2023年6月18日(日) 礼拝宣教要旨
聖書箇所:マタイによる福音書23章1-12節
「あなたがたのうちでいちばん偉い人は、仕える者になりなさい。だれでも高ぶる者は低くされ、へりくだる者は高められる。」
マタイによる福音書23章11,12節
本日は、マタイによる福音書23章1節から12節に記されたイエスの教えを通して、現代を生きる「信仰者の道しるべ」についてご一緒に考えてみたいと願っています。イエスの教えは、当時の宗教指導者たちとの対立を通じて示されました。彼らとの対立は教義の相違だけでなく、権力闘争や社会的・文化的な背景によっても引き起こされました。
まず、イエスは宗教指導者たちの「偽善と表面的な信仰」について指摘しました。彼らは外見上は神聖な行為や教えを守っているように見せかけながら、内面的には実行しない偽善者でした。次に、イエスは宗教指導者たちの「権力と優越への執着」について警告しました。当時の社会では、宗教的な地位や権力が重要視され、公的な場での座り方や挨拶の仕方がその人の社会的地位を示す象徴的な行為でした。さらに、イエスは宗教指導者たちの「律法主義と重荷」についても言及しました。

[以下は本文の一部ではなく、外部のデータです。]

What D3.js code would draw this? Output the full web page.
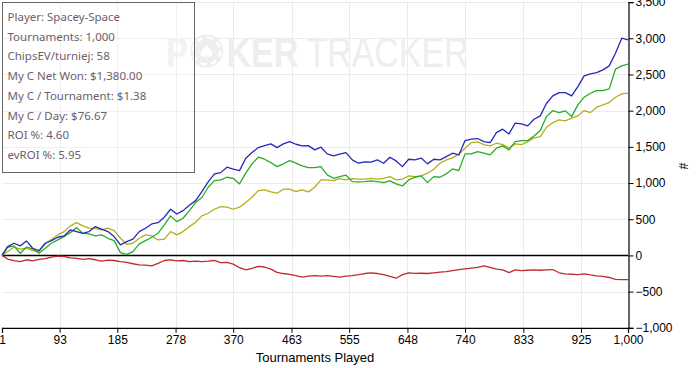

彼らは律法の遵守を厳格に求め、他の人々にも同様の律法を課す傾向がありました。
イエスが示した信仰者の姿は、謙虚さと愛の実践、真実と公正さの追求、そして優しさと癒しの力に焦点を当てています。謙虚さと愛の実践について、イエスは「だれでも高ぶる者は低くされ、へりくだる者は高められる」と教えました。イエスは偽善や見せかけの信仰を嘆き、真の信仰は謙虚さと他者への奉仕に基づくものであると説きました。また、真実と公正さの追求については、「わたしは道であり、真理であり、命である。わたしを通らなければ、だれも父のもとに行くことができない」と言われました。イエスは権力や偏見に染まった宗教指導者たちに対して警告し、真実を求め、公正な判断を下すことの重要性を説きました。さらに、優しさと癒しの力については、イエスの働きに示されています。イエスは傷ついた者たちに寄り添い、優しさと思いやりをもって彼女・彼らを癒しました。イエスの教えは、他者を愛し、優しさをもって生きることの重要性を示しています。
現代の日本社会においては、制度化された宗教よりも真の宗教が求められていることを念頭に置きながら、イエスによって示された「信仰者の道しるべ」は、今日を生きる信仰者や教会共同体の姿勢であることを改めて覚えていきたいと思います。私たちはイエスの教えに基づく生き方や価値観を大切にしながら、謙虚さと愛、真実と公正さ、優しさと癒しの力を持って生きることで、信仰者としての歩みを続けたいと心から願います。